Torsional (Angular) Vibration

Vibration is a dynamic phenomenon observed as an oscillatory motion around an equilibrium position. Vibration is caused by the transfer or storage of energy within structures, resulting from the action of one or more forces. This obviously applies equally well to translational vibrations (in one or several linear degrees-of-freedom) as it does to torsional vibrations (in one or several angular degrees-of-freedom). In the latter case, the forcing function is one or more moments instead of a "linear" force acting on the test structure.

Accurate analysis of torsional vibration plays an increasingly important role when troubleshooting or designing rotating machinery, yet torsional vibrations remain, without modern day laser Doppler-based techniques, notoriously difficult to measure. It is important to be able to measure and analyse torsional vibration accurately because the vibrations in rotating shafts are well-known sources of numerous vibration problems. Typical problems within the automotive industry and the marine engine industry include:

Lack of powertrain smoothness and quietness
The shafts in the drivetrain of passenger cars are excited to torsional vibrations by the inertia and gas forces of the engine, the cardan joints and the gear mesh. Torsional resonance phenomena in the driveshaft, halfshaft, etc., can create wear and fatigue problems along with reduced passenger comfort.

Gear rattle noise
In an automobile, the inherent fluctuations in the revolutions (torsional vibration) of the combustion engine are transmitted to the input shaft of the gearbox through the flywheel and the clutch disk. In the gearbox, these fluctuations produce circumferential vibration in each gear set, and due to the backlash of these gear sets, the surfaces of the gears hit each other, thereby generating rattle noise. In cars fitted with manual gearboxes, rattle noise is a significant contributor to the overall noise level.

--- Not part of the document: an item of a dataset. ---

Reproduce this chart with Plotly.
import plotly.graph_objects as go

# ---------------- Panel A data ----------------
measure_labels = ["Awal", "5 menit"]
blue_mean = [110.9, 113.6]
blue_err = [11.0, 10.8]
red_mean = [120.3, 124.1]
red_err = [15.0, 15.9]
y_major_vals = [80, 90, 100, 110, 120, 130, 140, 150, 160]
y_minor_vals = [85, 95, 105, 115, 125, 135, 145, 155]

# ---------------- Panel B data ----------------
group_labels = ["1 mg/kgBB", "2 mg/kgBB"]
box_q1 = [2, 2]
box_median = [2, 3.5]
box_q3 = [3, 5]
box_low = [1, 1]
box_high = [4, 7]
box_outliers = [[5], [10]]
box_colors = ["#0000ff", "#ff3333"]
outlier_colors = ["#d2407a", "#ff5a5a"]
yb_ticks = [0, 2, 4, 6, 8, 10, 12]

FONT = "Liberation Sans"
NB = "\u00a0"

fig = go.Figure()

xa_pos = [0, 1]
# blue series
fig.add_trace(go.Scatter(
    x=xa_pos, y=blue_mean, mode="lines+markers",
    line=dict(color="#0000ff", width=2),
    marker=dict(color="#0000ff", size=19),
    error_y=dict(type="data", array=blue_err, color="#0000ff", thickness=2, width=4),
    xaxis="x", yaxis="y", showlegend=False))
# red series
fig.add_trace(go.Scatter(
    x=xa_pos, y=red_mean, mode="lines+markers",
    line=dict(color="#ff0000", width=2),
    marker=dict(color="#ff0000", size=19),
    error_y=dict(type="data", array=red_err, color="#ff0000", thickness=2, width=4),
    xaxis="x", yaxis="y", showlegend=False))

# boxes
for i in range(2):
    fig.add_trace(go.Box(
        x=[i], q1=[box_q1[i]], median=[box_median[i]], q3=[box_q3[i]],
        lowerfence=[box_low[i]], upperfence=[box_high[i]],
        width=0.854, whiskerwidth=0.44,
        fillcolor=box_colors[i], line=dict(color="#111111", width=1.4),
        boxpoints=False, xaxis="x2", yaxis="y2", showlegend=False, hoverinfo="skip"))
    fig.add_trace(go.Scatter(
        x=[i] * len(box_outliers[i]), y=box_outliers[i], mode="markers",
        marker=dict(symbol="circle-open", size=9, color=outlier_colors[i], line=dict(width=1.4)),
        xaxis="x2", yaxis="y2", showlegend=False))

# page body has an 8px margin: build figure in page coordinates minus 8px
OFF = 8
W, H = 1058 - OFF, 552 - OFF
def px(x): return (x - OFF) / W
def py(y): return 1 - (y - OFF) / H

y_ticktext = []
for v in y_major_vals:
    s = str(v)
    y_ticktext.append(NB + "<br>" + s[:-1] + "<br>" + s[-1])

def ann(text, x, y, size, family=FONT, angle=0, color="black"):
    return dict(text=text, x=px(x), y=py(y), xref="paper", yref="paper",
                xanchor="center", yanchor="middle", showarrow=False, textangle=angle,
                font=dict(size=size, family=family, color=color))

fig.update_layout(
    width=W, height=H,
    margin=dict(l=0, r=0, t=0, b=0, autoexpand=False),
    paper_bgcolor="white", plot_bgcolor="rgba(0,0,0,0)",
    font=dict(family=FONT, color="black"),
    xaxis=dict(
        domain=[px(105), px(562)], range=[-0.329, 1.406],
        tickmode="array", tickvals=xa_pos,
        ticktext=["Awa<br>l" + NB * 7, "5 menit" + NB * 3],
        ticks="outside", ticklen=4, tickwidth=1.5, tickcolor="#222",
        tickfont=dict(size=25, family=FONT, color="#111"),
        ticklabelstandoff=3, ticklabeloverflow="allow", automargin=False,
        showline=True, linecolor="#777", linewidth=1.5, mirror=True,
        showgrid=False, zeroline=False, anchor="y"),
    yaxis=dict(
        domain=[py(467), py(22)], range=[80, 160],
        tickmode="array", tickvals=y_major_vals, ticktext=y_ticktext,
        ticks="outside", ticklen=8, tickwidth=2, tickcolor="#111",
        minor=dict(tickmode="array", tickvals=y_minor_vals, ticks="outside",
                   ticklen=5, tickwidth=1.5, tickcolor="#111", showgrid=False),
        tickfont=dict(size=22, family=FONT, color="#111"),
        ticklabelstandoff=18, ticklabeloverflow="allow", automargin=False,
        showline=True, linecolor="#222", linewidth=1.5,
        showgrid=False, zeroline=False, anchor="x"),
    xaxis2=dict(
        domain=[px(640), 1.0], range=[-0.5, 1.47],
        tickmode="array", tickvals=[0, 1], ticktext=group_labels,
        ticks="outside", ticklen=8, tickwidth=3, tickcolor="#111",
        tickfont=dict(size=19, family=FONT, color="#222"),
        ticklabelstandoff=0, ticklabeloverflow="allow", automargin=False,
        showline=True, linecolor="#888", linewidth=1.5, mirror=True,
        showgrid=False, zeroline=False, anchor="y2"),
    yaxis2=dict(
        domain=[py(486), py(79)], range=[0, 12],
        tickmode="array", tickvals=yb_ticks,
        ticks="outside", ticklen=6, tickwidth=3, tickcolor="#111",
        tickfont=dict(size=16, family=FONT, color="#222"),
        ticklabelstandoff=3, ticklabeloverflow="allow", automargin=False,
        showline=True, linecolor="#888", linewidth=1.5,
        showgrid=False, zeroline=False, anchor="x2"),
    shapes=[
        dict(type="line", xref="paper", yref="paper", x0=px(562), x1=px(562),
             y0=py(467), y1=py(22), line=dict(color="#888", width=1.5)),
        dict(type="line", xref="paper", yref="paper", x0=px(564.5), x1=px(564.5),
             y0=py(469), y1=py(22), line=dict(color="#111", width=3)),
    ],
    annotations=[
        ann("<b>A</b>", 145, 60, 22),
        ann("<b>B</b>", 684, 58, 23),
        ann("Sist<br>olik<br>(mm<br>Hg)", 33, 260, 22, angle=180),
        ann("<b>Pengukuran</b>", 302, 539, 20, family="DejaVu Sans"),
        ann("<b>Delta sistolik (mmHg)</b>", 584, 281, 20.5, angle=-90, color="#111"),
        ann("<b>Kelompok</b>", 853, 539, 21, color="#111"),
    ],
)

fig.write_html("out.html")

Reduced engine performance
Torsional vibration occurring at the crankshaft is one of the major sources of combustion engine vibration leading to increased mechanical shear stresses and higher noise levels radiating from the engine. Furthermore, crankshaft torsional vibrations will typically excite the auxiliary drives via the belt. Resonance phenomena may then occur in the belt drive, or at generators, compressors and steering pumps, creating excessive belt wear or very unpleasant noise and vibration.

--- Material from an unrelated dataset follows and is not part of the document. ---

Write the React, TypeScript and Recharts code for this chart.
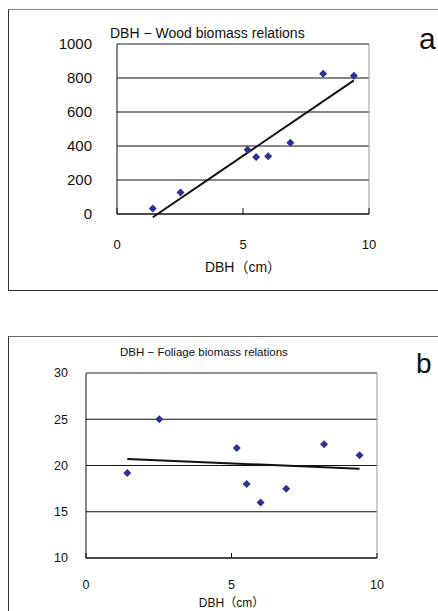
import React from 'react';
import { ScatterChart, Scatter, XAxis, YAxis, CartesianGrid, ReferenceLine } from 'recharts';

// DBH (cm) of the sampled trees
const dbh = [1.42, 2.52, 5.18, 5.52, 6.0, 6.88, 8.18, 9.4];
const woodBiomass = [33, 127, 378, 335, 339, 419, 825, 813];
const foliageBiomass = [19.2, 25.0, 21.9, 18.0, 16.0, 17.5, 22.3, 21.1];

// fitted lines (end points)
const woodTrend = [{ x: 1.42, y: -19 }, { x: 9.4, y: 786 }];
const foliageTrend = [{ x: 1.42, y: 20.7 }, { x: 9.4, y: 19.65 }];

const xTicks = [0, 5, 10];
const woodTicks = [0, 200, 400, 600, 800, 1000];
const foliageTicks = [10, 15, 20, 25, 30];

const woodData = dbh.map((x, i) => ({ x, y: woodBiomass[i] }));
const foliageData = dbh.map((x, i) => ({ x, y: foliageBiomass[i] }));

const FONT = '"Liberation Sans", "Noto Sans CJK JP", Arial, sans-serif';
const INK = '#111';
const MARKER = '#2E3192';

const Diamond = (props: any) => {
    const { cx, cy } = props;
    if (cx == null || cy == null) return null;
    return <path d={`M${cx},${cy - 4}L${cx + 4},${cy}L${cx},${cy + 4}L${cx - 4},${cy}Z`} fill={MARKER} />;
};

const abs = (left: number, top: number): React.CSSProperties => ({ position: 'absolute', left, top });

export default function App() {
    return (
        <div style={{ position: 'absolute', left: 0, top: 0, width: 438, height: 611, overflow: 'hidden', background: '#fff', fontFamily: FONT }}>
            {/* panel frames */}
            <div style={{ ...abs(8, 9), width: 440, height: 280, borderLeft: '1px solid #333', borderTop: '1px solid #888', borderBottom: '1px solid #333' }} />
            <div style={{ ...abs(8, 336), width: 440, height: 300, borderLeft: '1px solid #333', borderTop: '1px solid #666' }} />

            {/* panel a */}
            <div style={abs(0, 0)}>
                <ScatterChart width={438} height={300} margin={{ top: 44, right: 69, bottom: 0, left: 0 }} style={{ fontFamily: FONT }}>
                    <CartesianGrid vertical={false} stroke={INK} />
                    <XAxis
                        type="number"
                        dataKey="x"
                        domain={[0, 10]}
                        ticks={xTicks}
                        height={86}
                        tickSize={-6}
                        tickMargin={32}
                        stroke={INK}
                        tick={{ fill: INK, fontSize: 13 }}
                        label={{ value: 'DBH（cm）', position: 'insideTop', offset: 48, fill: INK, fontSize: 14 }}
                    />
                    <YAxis
                        type="number"
                        dataKey="y"
                        domain={[0, 1000]}
                        ticks={woodTicks}
                        width={117}
                        tickLine={false}
                        tickSize={0}
                        tickMargin={25}
                        stroke={INK}
                        tick={{ fill: INK, fontSize: 15 }}
                    />
                    <ReferenceLine y={1000} stroke="#999" />
                    <ReferenceLine x={10} stroke="#999" />
                    <ReferenceLine segment={woodTrend} ifOverflow="visible" stroke={INK} strokeWidth={2} />
                    <Scatter data={woodData} shape={Diamond} isAnimationActive={false} />
                </ScatterChart>
            </div>

            {/* panel b */}
            <div style={abs(0, 300)}>
                <ScatterChart width={438} height={311} margin={{ top: 73, right: 61, bottom: 0, left: 0 }} style={{ fontFamily: FONT }}>
                    <CartesianGrid vertical={false} stroke={INK} />
                    <XAxis
                        type="number"
                        dataKey="x"
                        domain={[0, 10]}
                        ticks={xTicks}
                        height={53}
                        tickSize={-5}
                        tickMargin={27}
                        stroke={INK}
                        tick={{ fill: INK, fontSize: 12.5 }}
                        label={{ value: 'DBH（cm）', position: 'insideTop', offset: 40, fill: INK, fontSize: 12 }}
                    />
                    <YAxis
                        type="number"
                        dataKey="y"
                        domain={[10, 30]}
                        ticks={foliageTicks}
                        width={86}
                        tickLine={false}
                        tickSize={0}
                        tickMargin={18}
                        stroke={INK}
                        tick={{ fill: INK, fontSize: 12.5 }}
                    />
                    <ReferenceLine y={30} stroke="#999" />
                    <ReferenceLine x={10} stroke="#999" />
                    <ReferenceLine segment={foliageTrend} ifOverflow="visible" stroke={INK} strokeWidth={2} />
                    <Scatter data={foliageData} shape={Diamond} isAnimationActive={false} />
                </ScatterChart>
            </div>

            {/* titles and panel letters */}
            <div style={{ ...abs(110, 26), fontSize: 14, lineHeight: '14px', color: INK, whiteSpace: 'nowrap' }}>DBH − Wood biomass relations</div>
            <div style={{ ...abs(120, 346), fontSize: 11.5, lineHeight: '12px', color: INK, whiteSpace: 'nowrap' }}>DBH − Foliage biomass relations</div>
            <div style={{ ...abs(419, 24), fontSize: 30, lineHeight: '30px', color: INK }}>a</div>
            <div style={{ ...abs(416, 350), fontSize: 28, lineHeight: '28px', color: INK }}>b</div>
        </div>
    );
}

Reduced reliability of ship propulsion systems
Shafts in a marine propulsion system are excited to torsional vibrations by the inertia and gas forces of the engine. Again, as in the automotive industry, the common problems associated with this include wear and excessive mechanical shear stresses in the shafts, with the possibility of shaft failures. Furthermore, the majority of larger marine diesel engines are fitted with a torsional damping device in order to prevent the build-up of large vibrational amplitudes and torsional stresses at critical speeds. A decline in the performance of this damper inevitably results in increased engine wear.